Twenty girls from Team B.C.’s U19 women’s box lacrosse team, along with their families, gathered with Lekeyten before their first practice in Langley, where he emphasized the deep connections between lacrosse and indigenous heritage being just as important as running drills.

“There was a big stone plate between Chehalis and Harrison Hot Springs along the Chehalis River where people would gather and play lacrosse,” Lekeyten said as he told the girls a story of lacrosse his father had passed down to him.

“They would compete for weeks; they would all bring food, they would all feed each other,” Lekeyten said.

He reiterated to the girls what an honour it is to play lacrosse, and how much indigenous communities value the sport.

“Now Chehalis people look at that rock as a sacred rock, and they don’t let anyone up there because it’s looked after as history.”  

Kwantlen First Nations elder Lekeyten gives opening remarks and sings honour song before Team B.C.’s first practice.

A family affair: lacrosse is more than just a game

Stories similar to Lekeyten’s are echoed throughout indigenous communities across Canada and the U.S., as lacrosse is deeply rooted in family and tradition. It is a sport most of the athletes on Team B.C. have inherited from their parents.

For people like athlete Ainsley Allan and her mother Tara White, lacrosse has always been a part of their family.

“My father’s name is Timothy White, and he passed away when he was 18. For the past 36 years, my family has hosted the Tim White Memorial Lacrosse Tournament and I have basically grown up in an arena,” said White.

Allan has been playing lacrosse for eight years and White says opportunities like the indigenous games will allow her daughter to meet, not only other girls, but other indigenous girls.

“She’s never been able to play with Inuit, Métis and other aboriginal girls and to learn other cultures and heritages that are similar to hers. I’m really proud of her for that,” said White.

Team B.C. athletes represent a variety of indigenous communities. 

A significant step for indigenous female athletes

For some of the girls on Team B.C., this is the first opportunity they’ve had to play on an all-girls team because lacrosse has always been a male-dominated sport. It’s aggressive with a lot of checking and hitting. With a lack of girls’ leagues, some girls quit once puberty hit because the boys were simply too big.

Mattea Shima’s mother, Danya, grew up loving lacrosse.

“I had three daughters, and I never in a million years imagined, even as they were growing up and getting older, that lacrosse would be a sport for them because it was just not an option. But just recently, my whole world changed when girls teams like this started sprouting up,” she said.

Team B.C. doesn’t fall into the stereotype of “girls not being as aggressive as boys.” Their first practice as a team was high energy, and the girls weren’t afraid to hit each other. Each athlete seemed like she had something to prove – that her skills and training warranted her being on the team.

Métis athlete Sophie Scobie said she uses lacrosse as an outlet.

“I like the people who come out to play and I love the aggression and intensity of the sport.”

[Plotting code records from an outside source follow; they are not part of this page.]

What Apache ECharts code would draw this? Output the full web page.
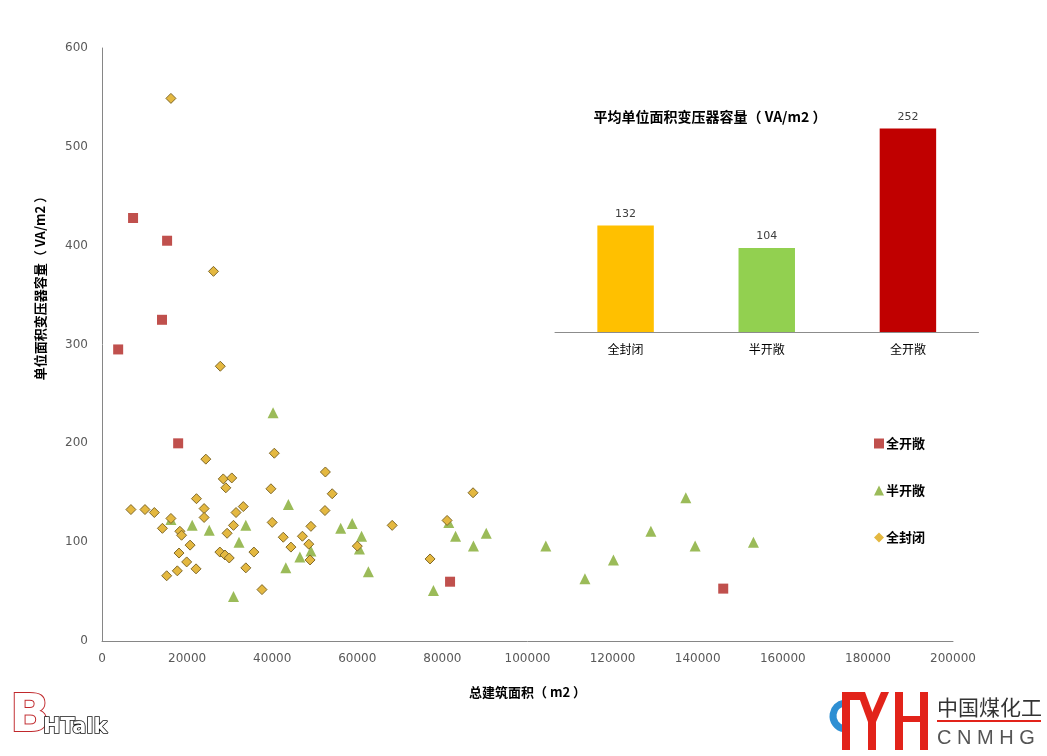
<!DOCTYPE html>
<html>
<head>
<meta charset="utf-8">
<script src="https://cdn.jsdelivr.net/npm/echarts@6/dist/echarts.min.js"></script>
<style>html,body{margin:0;padding:0;background:#fff;}#c{width:1047px;height:756px;}</style>
</head>
<body>
<div id="c"></div>
<script>
// ---- data ----
const seriesNames = ['全开敞', '半开敞', '全封闭'];
const fullOpen = [[3800,295],[7300,428],[15300,405],[14100,325],[17900,200],[81800,60],[146000,53]];
const halfOpen = [[40200,231],[16200,123],[21200,117],[25200,112],[33800,117],[32200,100],[30900,45],[43800,138],[43200,74],[46500,85],[49100,91],[56100,114],[58800,119],[61000,106],[62600,70],[60500,93],[77900,51],[81500,120],[83100,106],[87300,96],[90300,109],[104300,96],[113500,63],[120200,82],[129000,111],[137200,145],[139400,96],[153100,100]];
const fullClosed = [[16200,549],[26200,374],[27800,278],[40500,190],[24400,184],[52500,171],[28500,164],[30500,165],[29100,155],[39700,154],[54100,149],[22200,144],[6800,133],[10100,133],[12300,130],[24000,134],[33200,136],[31500,130],[52400,132],[24000,125],[16200,124],[14200,114],[30900,117],[40000,120],[49100,116],[18300,111],[18700,107],[29400,109],[42600,105],[47100,106],[48600,98],[20700,97],[44400,95],[18100,89],[27700,90],[28900,87],[29900,84],[35700,90],[48900,82],[19900,80],[17700,71],[22100,73],[15200,66],[33800,74],[37600,52],[60000,96],[68200,117],[77100,83],[81100,122],[87200,150]];
const barCategories = ['全封闭', '半开敞', '全开敞'];
const barValues = [132, 104, 252];
const barColors = ['#FFC000', '#92D050', '#C00000'];
const insetTitle = '平均单位面积变压器容量（ VA/m2 ）';
const xName = '总建筑面积（ m2 ）';
const yName = '单位面积变压器容量（ VA/m2 ）';

const chart = echarts.init(document.getElementById('c'), null, {renderer: 'canvas'});
const tickFont = {fontFamily: 'DejaVu Sans', fontSize: 12, color: '#595959'};
const cjk = '"Noto Sans CJK SC", sans-serif';
const red = '#E2231A';

chart.setOption({
  backgroundColor: '#ffffff',
  animation: false,
  textStyle: {fontFamily: cjk},
  grid: [
    {left: 102, top: 48, right: 94, bottom: 115, containLabel: false},
    {left: 555, right: 68.5, top: 106, bottom: 424, containLabel: false}
  ],
  xAxis: [
    {type: 'value', gridIndex: 0, min: 0, max: 200000, interval: 20000,
     name: xName, nameLocation: 'middle', nameGap: 45,
     nameTextStyle: {fontFamily: cjk, fontSize: 13, fontWeight: 'bold', color: '#000'},
     axisLine: {show: true, lineStyle: {color: '#868686', width: 1}},
     axisTick: {show: false}, splitLine: {show: false},
     axisLabel: Object.assign({margin: 12, formatter: v => String(v)}, tickFont)},
    {type: 'category', gridIndex: 1, data: barCategories,
     axisLine: {show: true, lineStyle: {color: '#8C8C8C', width: 1}},
     axisTick: {show: false},
     axisLabel: {fontFamily: cjk, fontSize: 12, color: '#000', margin: 11}}
  ],
  yAxis: [
    {type: 'value', gridIndex: 0, min: 0, max: 600, interval: 100,
     axisLine: {show: true, lineStyle: {color: '#868686', width: 1}},
     axisTick: {show: false}, splitLine: {show: false},
     axisLabel: Object.assign({margin: 14}, tickFont)},
    {type: 'value', gridIndex: 1, min: 0, max: 280, show: false, splitLine: {show: false}}
  ],
  legend: {
    orient: 'vertical', left: 869, top: 432,
    itemGap: 34, itemWidth: 10, itemHeight: 10,
    textStyle: {fontFamily: cjk, fontSize: 13, fontWeight: 'bold', color: '#000', padding: [0,0,0,-3]},
    data: [
      {name: seriesNames[0], icon: 'rect', itemStyle: {color: '#C0504D'}},
      {name: seriesNames[1], icon: 'triangle', itemStyle: {color: '#9BBB59'}},
      {name: seriesNames[2], icon: 'diamond', itemStyle: {color: '#E4B840', borderWidth: 0}}
    ]
  },
  series: [
    {name: seriesNames[0], type: 'scatter', xAxisIndex: 0, yAxisIndex: 0, data: fullOpen,
     symbol: 'rect', symbolSize: 10, itemStyle: {color: '#C0504D', opacity: 1}},
    {name: seriesNames[1], type: 'scatter', xAxisIndex: 0, yAxisIndex: 0, data: halfOpen,
     symbol: 'triangle', symbolSize: 11, itemStyle: {color: '#9BBB59', opacity: 1}},
    {name: seriesNames[2], type: 'scatter', xAxisIndex: 0, yAxisIndex: 0, data: fullClosed,
     symbol: 'diamond', symbolSize: 10, itemStyle: {color: '#E4B840', borderColor: '#80692A', borderWidth: 1, opacity: 1}},
    {type: 'bar', xAxisIndex: 1, yAxisIndex: 1, barWidth: '40%',
     data: barValues.map((v, i) => ({value: v, itemStyle: {color: barColors[i]}})),
     label: {show: true, position: 'top', distance: 6, fontFamily: 'DejaVu Sans', fontSize: 11, color: '#404040'}}
  ],
  graphic: [
    {type: 'text', x: 710, y: 117, style: {text: insetTitle, align: 'center', verticalAlign: 'middle',
      font: 'bold 14px "Noto Sans CJK SC"', fill: '#000'}},
    {type: 'text', x: 40, y: 285, rotation: Math.PI / 2, style: {text: yName, align: 'center', verticalAlign: 'middle',
      font: 'bold 13px "Noto Sans CJK SC"', fill: '#000'}},
    // bottom-left logo
    {type: 'text', x: 10, y: 717, style: {text: 'B', verticalAlign: 'middle', font: 'bold 52px "DejaVu Sans"',
      fill: '#fff', stroke: '#C0282C', lineWidth: 2}},
    {type: 'text', x: 43, y: 728, style: {text: 'HTalk', verticalAlign: 'middle', font: 'bold 21px "DejaVu Sans"',
      fill: '#fff', stroke: '#111', lineWidth: 1.6}},
    // bottom-right logo
    {type: 'arc', shape: {cx: 846, cy: 716, r: 13, startAngle: Math.PI * 0.55, endAngle: Math.PI * 1.45},
     style: {stroke: '#2E8FD3', lineWidth: 7, fill: null}},
    {type: 'rect', shape: {x: 842, y: 692, width: 8, height: 58}, style: {fill: red}},
    {type: 'rect', shape: {x: 842, y: 692, width: 23, height: 8}, style: {fill: red}},
    {type: 'polygon', shape: {points: [[857,692],[865,692],[876,722],[868,722]]}, style: {fill: red}},
    {type: 'polygon', shape: {points: [[881,692],[889,692],[876,722],[868,722]]}, style: {fill: red}},
    {type: 'rect', shape: {x: 868, y: 720, width: 8, height: 30}, style: {fill: red}},
    {type: 'rect', shape: {x: 895, y: 692, width: 8, height: 58}, style: {fill: red}},
    {type: 'rect', shape: {x: 920, y: 692, width: 8, height: 58}, style: {fill: red}},
    {type: 'rect', shape: {x: 895, y: 716, width: 33, height: 6}, style: {fill: red}},
    {type: 'text', x: 937, y: 707, style: {text: '中国煤化工', verticalAlign: 'middle', font: '21px "Noto Sans CJK SC"', fill: '#333'}},
    {type: 'rect', shape: {x: 937, y: 720, width: 104, height: 2}, style: {fill: red}},
    {type: 'text', x: 937, y: 738, style: {text: 'C N M H G', verticalAlign: 'middle', font: '20px "Liberation Sans"', fill: '#555'}}
  ]
});
</script>
</body>
</html>
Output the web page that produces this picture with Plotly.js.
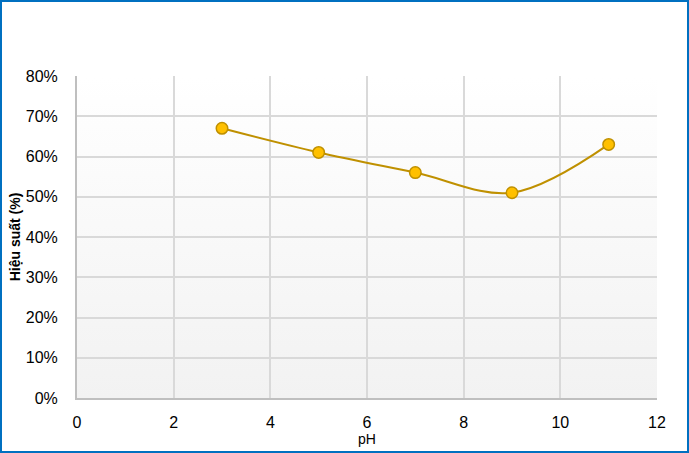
<!DOCTYPE html>
<html>
<head>
<meta charset="utf-8">
<script src="https://cdn.plot.ly/plotly-3.0.1.min.js"></script>
<style>
html,body{margin:0;padding:0;background:#fff;}
#wrap{position:relative;width:689px;height:453px;background:#fff;}
#plotbg{position:absolute;left:77px;top:76px;width:580px;height:322px;background:linear-gradient(to bottom,#ffffff 0%,#f2f2f2 100%);}
#chart{position:absolute;left:0;top:0;width:689px;height:453px;}
#frame{position:absolute;left:0;top:0;width:689px;height:453px;box-sizing:border-box;border:2.5px solid #0070C0;pointer-events:none;}
</style>
</head>
<body>
<div id="wrap"><div id="plotbg"></div><div id="chart"></div><div id="frame"></div></div>
<script>
const phValues = [3, 5, 7, 9, 11];
const efficiency = [0.67, 0.61, 0.56, 0.51, 0.63];
const xRange = [0, 12];
const yRange = [0, 0.8];
const yTitle = 'Hiệu suất (%)';
const xTitle = 'pH';

const series = {
  x: phValues, y: efficiency, type: 'scatter', mode: 'lines+markers',
  line: {color: '#BF9000', width: 2, shape: 'spline', smoothing: 1},
  marker: {size: 11.5, color: '#FFC000', line: {color: '#BF9000', width: 1.5}},
  showlegend: false
};

const font = {family: 'Liberation Sans, Arial, sans-serif', size: 16, color: '#000'};

const layout = {
  width: 689, height: 453,
  margin: {l: 77, r: 32, t: 76, b: 55},
  paper_bgcolor: 'rgba(0,0,0,0)', plot_bgcolor: 'rgba(0,0,0,0)',
  font: font,
  xaxis: {
    range: xRange, dtick: 2, tick0: 0,
    showgrid: true, gridcolor: '#d9d9d9', gridwidth: 2,
    zeroline: false, showline: true, linecolor: '#bfbfbf', linewidth: 2,
    ticks: '', ticklabelstandoff: 9, tickfont: {size: 16},
    title: {text: xTitle, font: {size: 14}, standoff: 0}
  },
  yaxis: {
    range: yRange, dtick: 0.1, tickformat: '.0%',
    showgrid: true, gridcolor: '#d9d9d9', gridwidth: 2,
    zeroline: false, showline: true, linecolor: '#bfbfbf', linewidth: 2,
    ticks: '', ticklabelstandoff: 14, tickfont: {size: 16},
    title: {text: '<b>' + yTitle + '</b>', font: {size: 14}, standoff: 2}
  }
};

Plotly.newPlot('chart', [series], layout, {displayModeBar: false, staticPlot: true});
</script>
</body>
</html>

Team B.C. athletes Emmery Borg and Reese Jones show no restraint during the team’s first practice.

It’s not all about bringing home gold

Emotions and traditions aside, hopes are high for the team.

“I’m not going to lie, I really hope to see gold at the end of the games,” said Cherlyn Billy, the team’s manager.

“But in the end, it’s not about winning, it’s about playing the sport so well that, at the end of the day, people respect the fact that you were there and you never stopped playing. That you had that same passion you started with at the end as well.”

This year’s North American Indigenous Games are being held in Toronto, Ont., from July 16 to 23.

Team B.C. U19 women’s box lacrosse team pose at the Langley Events Centre with Vancouver Stealth players (Rhys Duch and Corey Small), general manager Doug Locker and owner Denise Watkins.